Hydrogen will play a part in the energy transition, but sometimes fact and fiction can overlap.   

While Hydrogen is the most common element in the universe, most hydrogen available to us is also tightly bound to other substances, whether fossil fuels or water.  

It can take a lot of energy to break those bonds and free up H2.  

Storing and transporting H2 also involves significant product losses.  

At 75% of the universe by mass, hydrogen is everywhere. It holds great potential, but producing hydrogen requires a LOT of energy, and there may be better solutions for achieving net-zero emissions.


Hydrogen may be the prime candidate when it comes to creating green steel, however

Despite the hype, hydrogen is a powerful tool for green steelmaking, helping to clean up one of the planet’s highest-emitting industries.   

Mining majors and steelmakers worldwide are now moving to adjust their operations toward hydrogen-fueled green steel and away from natural gas or coal.  

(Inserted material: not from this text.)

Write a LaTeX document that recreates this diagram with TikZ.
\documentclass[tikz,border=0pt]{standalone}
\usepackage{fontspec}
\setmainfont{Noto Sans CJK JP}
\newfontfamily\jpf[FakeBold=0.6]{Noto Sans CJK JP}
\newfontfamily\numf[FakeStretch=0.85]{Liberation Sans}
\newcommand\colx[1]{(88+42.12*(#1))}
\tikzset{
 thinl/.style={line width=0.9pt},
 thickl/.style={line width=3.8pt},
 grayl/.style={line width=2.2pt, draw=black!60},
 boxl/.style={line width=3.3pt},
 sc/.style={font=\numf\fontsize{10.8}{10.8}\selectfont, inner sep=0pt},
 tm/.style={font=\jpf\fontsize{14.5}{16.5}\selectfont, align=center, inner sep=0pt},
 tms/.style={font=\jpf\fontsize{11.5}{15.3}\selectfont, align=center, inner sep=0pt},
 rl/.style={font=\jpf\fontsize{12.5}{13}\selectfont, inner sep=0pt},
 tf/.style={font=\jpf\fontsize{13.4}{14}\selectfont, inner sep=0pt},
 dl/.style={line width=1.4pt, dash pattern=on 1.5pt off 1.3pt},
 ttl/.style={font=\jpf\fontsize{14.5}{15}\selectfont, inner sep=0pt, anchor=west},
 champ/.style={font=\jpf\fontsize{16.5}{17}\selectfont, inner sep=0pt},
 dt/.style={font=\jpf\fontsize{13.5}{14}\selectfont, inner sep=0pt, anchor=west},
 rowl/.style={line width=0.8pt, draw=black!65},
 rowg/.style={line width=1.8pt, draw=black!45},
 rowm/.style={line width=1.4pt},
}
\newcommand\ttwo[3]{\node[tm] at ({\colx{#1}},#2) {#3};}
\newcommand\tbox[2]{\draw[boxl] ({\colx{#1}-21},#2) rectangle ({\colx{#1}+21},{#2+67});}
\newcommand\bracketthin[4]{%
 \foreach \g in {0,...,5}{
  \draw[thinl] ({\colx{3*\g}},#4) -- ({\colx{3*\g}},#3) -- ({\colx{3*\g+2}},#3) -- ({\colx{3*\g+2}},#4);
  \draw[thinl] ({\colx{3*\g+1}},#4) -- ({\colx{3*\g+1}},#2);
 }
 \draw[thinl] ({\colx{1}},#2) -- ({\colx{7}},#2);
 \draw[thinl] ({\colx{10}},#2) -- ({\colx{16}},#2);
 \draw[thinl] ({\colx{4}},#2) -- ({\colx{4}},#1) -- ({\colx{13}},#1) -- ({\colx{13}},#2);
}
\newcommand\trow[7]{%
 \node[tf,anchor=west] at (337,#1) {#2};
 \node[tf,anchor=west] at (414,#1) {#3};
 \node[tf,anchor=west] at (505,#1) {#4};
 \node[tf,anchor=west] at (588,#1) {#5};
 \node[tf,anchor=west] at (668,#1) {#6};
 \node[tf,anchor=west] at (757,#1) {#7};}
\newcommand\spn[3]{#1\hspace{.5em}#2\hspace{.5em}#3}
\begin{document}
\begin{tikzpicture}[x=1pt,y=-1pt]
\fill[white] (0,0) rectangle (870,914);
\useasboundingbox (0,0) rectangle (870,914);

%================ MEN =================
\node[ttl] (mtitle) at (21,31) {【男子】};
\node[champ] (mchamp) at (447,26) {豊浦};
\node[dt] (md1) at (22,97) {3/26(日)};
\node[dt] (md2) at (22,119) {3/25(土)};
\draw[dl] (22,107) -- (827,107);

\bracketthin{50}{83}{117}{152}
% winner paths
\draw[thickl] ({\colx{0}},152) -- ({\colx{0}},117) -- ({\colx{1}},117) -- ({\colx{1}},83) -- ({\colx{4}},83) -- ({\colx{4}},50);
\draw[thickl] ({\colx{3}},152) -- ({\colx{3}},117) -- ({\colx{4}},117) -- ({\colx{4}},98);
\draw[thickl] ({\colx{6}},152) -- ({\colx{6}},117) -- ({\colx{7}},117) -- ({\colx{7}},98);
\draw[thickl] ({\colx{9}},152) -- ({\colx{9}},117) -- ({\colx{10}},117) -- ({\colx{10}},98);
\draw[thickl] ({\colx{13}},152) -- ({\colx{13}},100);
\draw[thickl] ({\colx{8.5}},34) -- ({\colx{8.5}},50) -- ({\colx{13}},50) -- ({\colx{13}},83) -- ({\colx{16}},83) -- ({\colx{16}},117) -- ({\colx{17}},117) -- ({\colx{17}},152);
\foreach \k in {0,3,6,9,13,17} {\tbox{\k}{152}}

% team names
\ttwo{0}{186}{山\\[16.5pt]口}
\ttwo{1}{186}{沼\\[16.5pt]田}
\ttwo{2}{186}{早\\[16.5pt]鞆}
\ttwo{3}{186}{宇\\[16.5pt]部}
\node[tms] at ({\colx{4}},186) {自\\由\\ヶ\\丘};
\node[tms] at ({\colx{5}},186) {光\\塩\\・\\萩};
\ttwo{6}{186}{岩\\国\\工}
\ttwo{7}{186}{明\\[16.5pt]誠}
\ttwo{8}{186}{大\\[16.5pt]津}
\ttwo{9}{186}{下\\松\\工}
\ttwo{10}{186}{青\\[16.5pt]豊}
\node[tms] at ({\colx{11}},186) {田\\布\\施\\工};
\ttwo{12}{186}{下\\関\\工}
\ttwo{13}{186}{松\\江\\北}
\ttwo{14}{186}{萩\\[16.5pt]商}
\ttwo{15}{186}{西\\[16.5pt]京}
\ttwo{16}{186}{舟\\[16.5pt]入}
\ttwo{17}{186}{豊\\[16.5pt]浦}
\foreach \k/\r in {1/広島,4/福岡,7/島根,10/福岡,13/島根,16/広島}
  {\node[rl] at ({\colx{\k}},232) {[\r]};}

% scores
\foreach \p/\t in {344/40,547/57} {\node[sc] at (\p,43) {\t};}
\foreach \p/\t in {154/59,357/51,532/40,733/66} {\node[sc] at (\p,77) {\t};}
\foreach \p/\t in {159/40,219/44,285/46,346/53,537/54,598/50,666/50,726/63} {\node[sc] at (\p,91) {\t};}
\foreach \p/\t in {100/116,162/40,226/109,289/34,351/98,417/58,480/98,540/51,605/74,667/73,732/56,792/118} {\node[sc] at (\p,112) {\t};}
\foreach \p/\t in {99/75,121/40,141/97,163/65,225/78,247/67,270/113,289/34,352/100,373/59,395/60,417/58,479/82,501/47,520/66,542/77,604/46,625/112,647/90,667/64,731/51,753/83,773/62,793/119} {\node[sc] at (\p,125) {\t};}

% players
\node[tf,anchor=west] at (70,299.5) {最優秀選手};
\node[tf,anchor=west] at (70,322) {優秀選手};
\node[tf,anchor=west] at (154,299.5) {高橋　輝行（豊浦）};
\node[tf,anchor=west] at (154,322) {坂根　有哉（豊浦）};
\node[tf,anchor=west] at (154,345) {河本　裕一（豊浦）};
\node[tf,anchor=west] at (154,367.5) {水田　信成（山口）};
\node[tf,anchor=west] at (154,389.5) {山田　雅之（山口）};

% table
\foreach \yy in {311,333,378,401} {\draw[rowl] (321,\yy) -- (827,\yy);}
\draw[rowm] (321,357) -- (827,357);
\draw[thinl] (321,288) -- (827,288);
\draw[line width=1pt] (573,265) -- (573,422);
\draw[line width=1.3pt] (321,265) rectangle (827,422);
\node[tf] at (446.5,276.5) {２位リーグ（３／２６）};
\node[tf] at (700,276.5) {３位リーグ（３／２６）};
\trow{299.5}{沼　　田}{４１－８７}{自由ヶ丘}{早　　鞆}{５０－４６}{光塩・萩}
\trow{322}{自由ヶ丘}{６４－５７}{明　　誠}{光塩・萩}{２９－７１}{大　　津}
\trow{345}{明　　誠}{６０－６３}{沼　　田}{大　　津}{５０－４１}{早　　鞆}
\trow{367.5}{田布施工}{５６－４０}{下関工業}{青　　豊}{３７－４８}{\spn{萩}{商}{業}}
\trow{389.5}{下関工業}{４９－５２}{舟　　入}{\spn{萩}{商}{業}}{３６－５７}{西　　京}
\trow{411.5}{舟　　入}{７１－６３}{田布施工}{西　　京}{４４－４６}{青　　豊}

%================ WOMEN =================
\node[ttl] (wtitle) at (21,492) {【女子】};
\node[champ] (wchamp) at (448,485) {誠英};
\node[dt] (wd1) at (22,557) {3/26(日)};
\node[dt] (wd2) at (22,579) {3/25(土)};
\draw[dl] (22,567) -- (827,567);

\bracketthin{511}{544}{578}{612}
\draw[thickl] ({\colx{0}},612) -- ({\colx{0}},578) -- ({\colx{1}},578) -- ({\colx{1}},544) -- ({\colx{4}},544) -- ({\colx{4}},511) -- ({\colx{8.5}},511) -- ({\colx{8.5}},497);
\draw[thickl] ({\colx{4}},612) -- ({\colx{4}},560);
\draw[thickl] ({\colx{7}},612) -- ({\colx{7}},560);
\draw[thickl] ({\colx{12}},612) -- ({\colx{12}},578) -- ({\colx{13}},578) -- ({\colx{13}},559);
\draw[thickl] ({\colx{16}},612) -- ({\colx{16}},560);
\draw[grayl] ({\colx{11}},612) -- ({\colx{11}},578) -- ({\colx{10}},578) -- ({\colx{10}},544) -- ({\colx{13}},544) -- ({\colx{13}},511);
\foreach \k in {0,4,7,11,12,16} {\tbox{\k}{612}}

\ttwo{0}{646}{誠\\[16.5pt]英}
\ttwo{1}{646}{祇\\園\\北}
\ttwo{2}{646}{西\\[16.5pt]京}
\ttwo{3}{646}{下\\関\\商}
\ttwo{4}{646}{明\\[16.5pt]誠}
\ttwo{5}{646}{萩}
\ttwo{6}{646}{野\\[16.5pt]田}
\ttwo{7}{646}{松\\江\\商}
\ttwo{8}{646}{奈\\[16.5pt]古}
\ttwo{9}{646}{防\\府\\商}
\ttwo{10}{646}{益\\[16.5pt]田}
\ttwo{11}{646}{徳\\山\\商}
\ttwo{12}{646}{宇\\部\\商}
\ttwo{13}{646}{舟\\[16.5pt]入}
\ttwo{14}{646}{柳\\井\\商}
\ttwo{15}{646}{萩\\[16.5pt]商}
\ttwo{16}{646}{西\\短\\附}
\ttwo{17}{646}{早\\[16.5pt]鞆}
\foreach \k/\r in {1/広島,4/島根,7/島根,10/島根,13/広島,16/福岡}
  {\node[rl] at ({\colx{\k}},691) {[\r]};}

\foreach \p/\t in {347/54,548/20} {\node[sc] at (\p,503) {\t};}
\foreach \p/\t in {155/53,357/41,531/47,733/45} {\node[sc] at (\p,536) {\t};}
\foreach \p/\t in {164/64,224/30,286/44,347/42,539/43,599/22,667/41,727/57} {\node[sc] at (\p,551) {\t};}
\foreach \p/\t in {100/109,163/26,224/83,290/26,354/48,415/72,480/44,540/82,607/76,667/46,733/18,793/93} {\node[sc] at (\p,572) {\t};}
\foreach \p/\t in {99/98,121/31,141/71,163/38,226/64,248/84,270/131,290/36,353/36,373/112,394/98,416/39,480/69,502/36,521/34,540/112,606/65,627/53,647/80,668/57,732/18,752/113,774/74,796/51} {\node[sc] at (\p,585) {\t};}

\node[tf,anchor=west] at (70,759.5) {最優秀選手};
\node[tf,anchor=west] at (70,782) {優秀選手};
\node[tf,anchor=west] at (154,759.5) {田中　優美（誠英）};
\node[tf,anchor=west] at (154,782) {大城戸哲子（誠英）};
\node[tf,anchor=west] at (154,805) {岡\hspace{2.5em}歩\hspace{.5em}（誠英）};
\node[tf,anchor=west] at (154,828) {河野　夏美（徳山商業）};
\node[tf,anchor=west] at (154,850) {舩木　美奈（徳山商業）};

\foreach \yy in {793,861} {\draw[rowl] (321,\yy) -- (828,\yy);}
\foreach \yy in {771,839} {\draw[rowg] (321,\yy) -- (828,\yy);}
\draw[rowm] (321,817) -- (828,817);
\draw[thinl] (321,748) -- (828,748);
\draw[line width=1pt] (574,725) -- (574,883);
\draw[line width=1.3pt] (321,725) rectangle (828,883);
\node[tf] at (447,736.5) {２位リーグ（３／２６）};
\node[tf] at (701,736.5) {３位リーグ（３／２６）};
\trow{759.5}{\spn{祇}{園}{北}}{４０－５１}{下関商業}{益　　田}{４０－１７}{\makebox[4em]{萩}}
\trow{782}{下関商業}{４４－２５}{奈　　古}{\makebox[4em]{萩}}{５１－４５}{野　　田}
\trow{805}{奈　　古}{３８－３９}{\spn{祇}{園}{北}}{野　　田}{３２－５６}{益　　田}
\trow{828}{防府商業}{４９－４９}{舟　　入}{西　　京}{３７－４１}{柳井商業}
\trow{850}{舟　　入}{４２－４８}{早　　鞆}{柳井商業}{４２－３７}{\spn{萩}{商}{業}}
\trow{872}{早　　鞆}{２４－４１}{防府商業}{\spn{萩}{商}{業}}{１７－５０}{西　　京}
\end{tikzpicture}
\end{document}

While this is a great news story for decarbonisation, there are still issues to overcome before decarbonising global steelmaking is commercially viable.  

For example, the DRI ore pellets used as ‘feed’ for the green steel process must be of a certain quality.  

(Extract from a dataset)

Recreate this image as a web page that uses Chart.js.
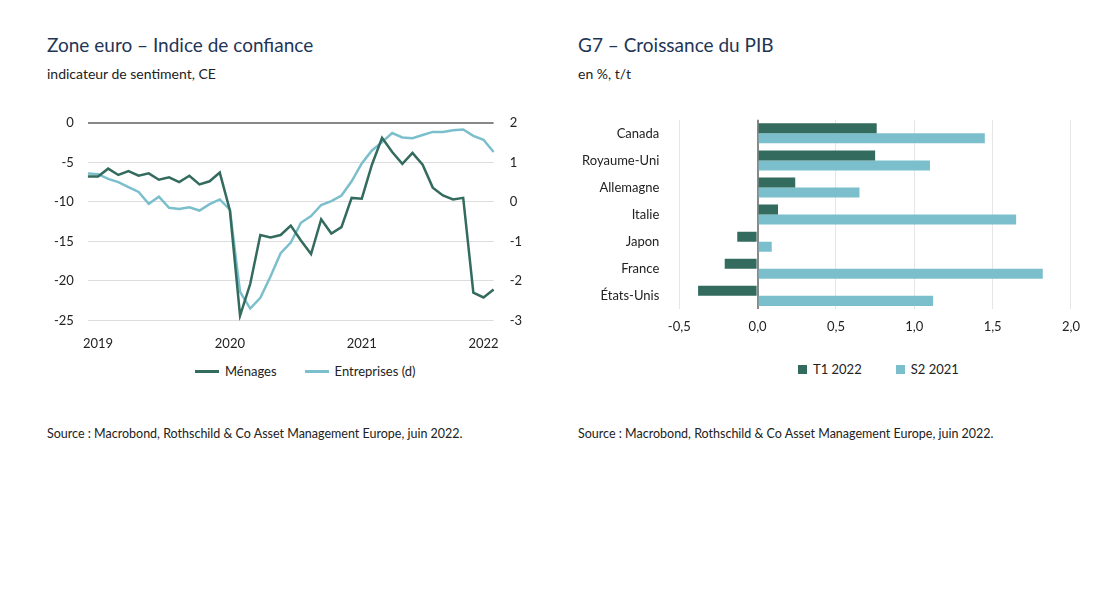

They currently require a minimum of ~67% iron, high-purity ore, to be economically viable in downstream processing.  

Obtaining ore of this quality requires a concentration step, which adds cost, consumes energy, and typically uses a lot of water.  

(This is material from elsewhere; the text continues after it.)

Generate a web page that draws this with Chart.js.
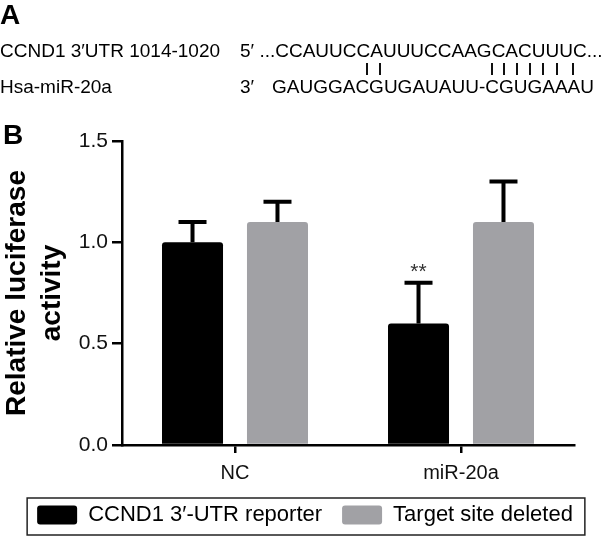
<!DOCTYPE html>
<html>
<head>
<meta charset="utf-8">
<script src="https://cdn.jsdelivr.net/npm/chart.js@4.4.1/dist/chart.umd.min.js"></script>
<style>
  body { margin: 0; background: #fff; }
  #wrap { position: relative; width: 610px; height: 539px; overflow: hidden; font-family: "Liberation Sans", Arial, sans-serif; color: #000; }
  #wrap canvas { position: absolute; left: 0; top: 0; }
  .txt { position: absolute; white-space: pre; font-size: 19px; line-height: 19px; }
  .panel { position: absolute; font-weight: bold; font-size: 28px; line-height: 28px; }
  .pair { position: absolute; top: 63px; width: 1.4px; height: 12px; background: #111; }
</style>
</head>
<body>
<div id="wrap">
  <canvas id="chart" width="610" height="539"></canvas>
  <div class="panel" style="left:0px; top:1px;">A</div>
  <div class="txt" style="left:0px; top:41px;">CCND1 3′UTR 1014-1020</div>
  <div class="txt" style="left:240px; top:41px;">5′ ...CCAUUCCAUUUCCAAGCACUUUC...</div>
  <div class="txt" style="left:0px; top:77px;">Hsa-miR-20a</div>
  <div class="txt" style="left:240px; top:77px;">3′</div>
  <div class="txt" style="left:272px; top:77px;">GAUGGACGUGAUAUU-CGUGAAAU</div>
  <div id="pairs"></div>
  <div class="panel" style="left:3px; top:121px;">B</div>
</div>
<script>
// données
var categories = ["NC", "miR-20a"];
var reporterMeans = [1.0, 0.6];
var reporterErrors = [0.1, 0.2];
var deletedMeans = [1.1, 1.1];
var deletedErrors = [0.1, 0.2];
var seriesNames = ["CCND1 3′-UTR reporter", "Target site deleted"];
var reporterStars = ["", "**"];
var yTickValues = [0, 0.5, 1.0, 1.5];
var yTitle = ["Relative luciferase", "activity"];

// traits d'appariement sous la séquence (panneau A)
var pairX = [367, 380, 492, 504, 517, 530, 543, 557, 573];
var pairsBox = document.getElementById("pairs");
pairX.forEach(function (x) {
  var d = document.createElement("div");
  d.className = "pair";
  d.style.left = (x - 0.7) + "px";
  pairsBox.appendChild(d);
});

// barres d'erreur + étoiles
var errorBars = {
  id: "errorBars",
  afterDatasetsDraw: function (chart) {
    var ctx = chart.ctx;
    var yScale = chart.scales.y;
    chart.data.datasets.forEach(function (ds, i) {
      var meta = chart.getDatasetMeta(i);
      meta.data.forEach(function (bar, j) {
        var yTop = yScale.getPixelForValue(ds.data[j] + ds.errors[j]);
        ctx.save();
        ctx.strokeStyle = "#000";
        ctx.lineWidth = 4;
        ctx.beginPath();
        ctx.moveTo(bar.x, bar.y);
        ctx.lineTo(bar.x, yTop);
        ctx.moveTo(bar.x - 14, yTop);
        ctx.lineTo(bar.x + 14, yTop);
        ctx.stroke();
        if (ds.stars && ds.stars[j]) {
          ctx.fillStyle = "#333";
          ctx.font = "21px 'Liberation Sans', Arial, sans-serif";
          ctx.textAlign = "center";
          ctx.textBaseline = "middle";
          ctx.fillText(ds.stars[j], bar.x, yTop - 11);
        }
        ctx.restore();
      });
    });
  }
};

// cadre autour de la légende
var legendFrame = {
  id: "legendFrame",
  afterDraw: function (chart) {
    var boxes = chart.legend.legendHitBoxes;
    if (!boxes || !boxes.length) return;
    var l = Infinity, r = -Infinity, t = Infinity, b = -Infinity;
    boxes.forEach(function (h) {
      l = Math.min(l, h.left); r = Math.max(r, h.left + h.width);
      t = Math.min(t, h.top); b = Math.max(b, h.top + h.height);
    });
    var ctx = chart.ctx;
    ctx.save();
    ctx.strokeStyle = "#222";
    ctx.lineWidth = 1.5;
    ctx.strokeRect(l - 10, t - 6, (r - l) + 22, (b - t) + 15);
    ctx.restore();
  }
};

var ctx = document.getElementById("chart");
var myChart = new Chart(ctx, {
  type: "bar",
  data: {
    labels: categories,
    datasets: [
      {
        label: seriesNames[0],
        data: reporterMeans,
        errors: reporterErrors,
        stars: reporterStars,
        backgroundColor: "#000000",
        borderRadius: 3,
        borderSkipped: "bottom"
      },
      {
        label: seriesNames[1],
        data: deletedMeans,
        errors: deletedErrors,
        backgroundColor: "#a1a1a5",
        borderRadius: 3,
        borderSkipped: "bottom"
      }
    ]
  },
  options: {
    responsive: false,
    animation: false,
    devicePixelRatio: 1,
    layout: { padding: { top: 141, left: 0, right: 0, bottom: 3 } },
    datasets: { bar: { categoryPercentage: 0.752, barPercentage: 0.718 } },
    plugins: {
      tooltip: { enabled: false },
      legend: {
        position: "bottom",
        labels: {
          boxWidth: 40,
          boxHeight: 19,
          useBorderRadius: true,
          borderRadius: 3,
          padding: 20,
          color: "#000",
          font: { family: "'Liberation Sans', Arial, sans-serif", size: 22 }
        }
      }
    },
    scales: {
      x: {
        offset: true,
        afterFit: function (s) { s.height = 39; },
        grid: { offset: false, drawOnChartArea: false, drawTicks: true, tickLength: 8, color: "#000", lineWidth: 2.5 },
        border: { color: "#000", width: 2.5 },
        ticks: { color: "#111", padding: 8, font: { family: "'Liberation Sans', Arial, sans-serif", size: 20 } }
      },
      y: {
        min: 0,
        max: 1.5,
        afterBuildTicks: function (s) { s.ticks = yTickValues.map(function (v) { return { value: v }; }); },
        afterFit: function (s) { s.width = 122; },
        grid: { drawOnChartArea: false, drawTicks: true, tickLength: 10, color: "#000", lineWidth: 2.5 },
        border: { color: "#000", width: 2.5 },
        ticks: {
          color: "#111",
          padding: 4,
          font: { family: "'Liberation Sans', Arial, sans-serif", size: 21 },
          callback: function (v) { return Number(v).toFixed(1); }
        },
        title: {
          display: true,
          text: yTitle,
          color: "#000",
          padding: { top: 0, bottom: 0 },
          font: { family: "'Liberation Sans', Arial, sans-serif", size: 28, weight: "bold", lineHeight: 1.25 }
        }
      },
      yRight: {
        position: "right",
        display: true,
        grid: { display: false },
        border: { display: false },
        ticks: { display: false },
        afterFit: function (s) { s.width = 36; }
      }
    }
  },
  plugins: [errorBars, legendFrame]
});
</script>
</body>
</html>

Then there is the hydrogen, of which 50kg to 70kg is required for each tonne of ore compared to ~0.8 tonnes of coking coal.


Back to Basics: Wind and Solar Power 

In 2021, Australia’s renewable energy output increased by 10%, primarily due to the new installation of wind and solar plants.

Wind and solar easily eclipse other, more ‘prestigious’ renewable energy sources in terms of bang-for-buck and efficiency, too. 

Australia has the highest household solar adoption rate in the world, with more than 3 million homes currently using rooftop solar panels. 

Solar energy currently accounts for 12% of the energy supplied to the national electricity market, making Australia the 7th largest producer of solar energy in the world.


When it comes to wind, the scene is equally as impressive.

Wind power accounted for over 11% of electricity in Australia’s national market in 2021, with 21 large-scale wind projects currently under construction.

When you add in ever-improving battery storage technology, wind and solar power can extend into times when the ‘sun don’t shine’ and the ‘wind don’t blow’.

In a major milestone, during periods throughout the year, solar and wind now combine to generate more than enough electricity to power all Australian households, plus about 10 million more.

That’s not to say that coal isn’t still central to our energy generation—it is—but the trajectory for renewable energy is heading in one direction. 

While the above figure is striking, domestic industries consume the lion’s share of electricity in Australia.  

Combined, Australia’s four aluminium smelters use over 10% of the electricity from the National Electricity Market, the country’s primary grid. 

To combat carbon emissions, it is imperative that the energy transition extends into all areas of Australia. 


The Role of Critical Minerals and Summary

Every day, it seems that another critical minerals startup appears in Australia.

Many countries wish for this luxury, but it is simply another aspect of Australia’s incredible mineral wealth.

Australia’s advanced resources industry is also at the forefront of the economy’s decarbonisation effort, helping us convert natural endowments, including critical minerals, into renewable energy success.

With a renewed focus on downstream processing rather than raw material exports, Australia can harness further opportunities while adding value to its products.

The critical minerals mining and processing industries are also bolstered by the government’s commitment to and support of a clean energy future.

With an investment of $24.9 billion over the decade, policymakers are prioritising climate change and energy transformation issues, including:

  • Transforming Australia’s electricity supply to run primarily on renewable energy sources
  • Aiming to support the growth and expansion of clean energy industries, promoting the development of new and innovative technologies that can contribute to a sustainable future
  • Supporting the decarbonisation of existing industries and transportation networks. 

As we have seen, Australia remains in the driver’s seat when it comes to harnessing its mineral resources and renewable energy potential to become a true clean energy superpower. 

With the right business conditions and industry support, we may be on the cusp of a brave new world, moving on from mining and commodity exports to global energy and technology leadership.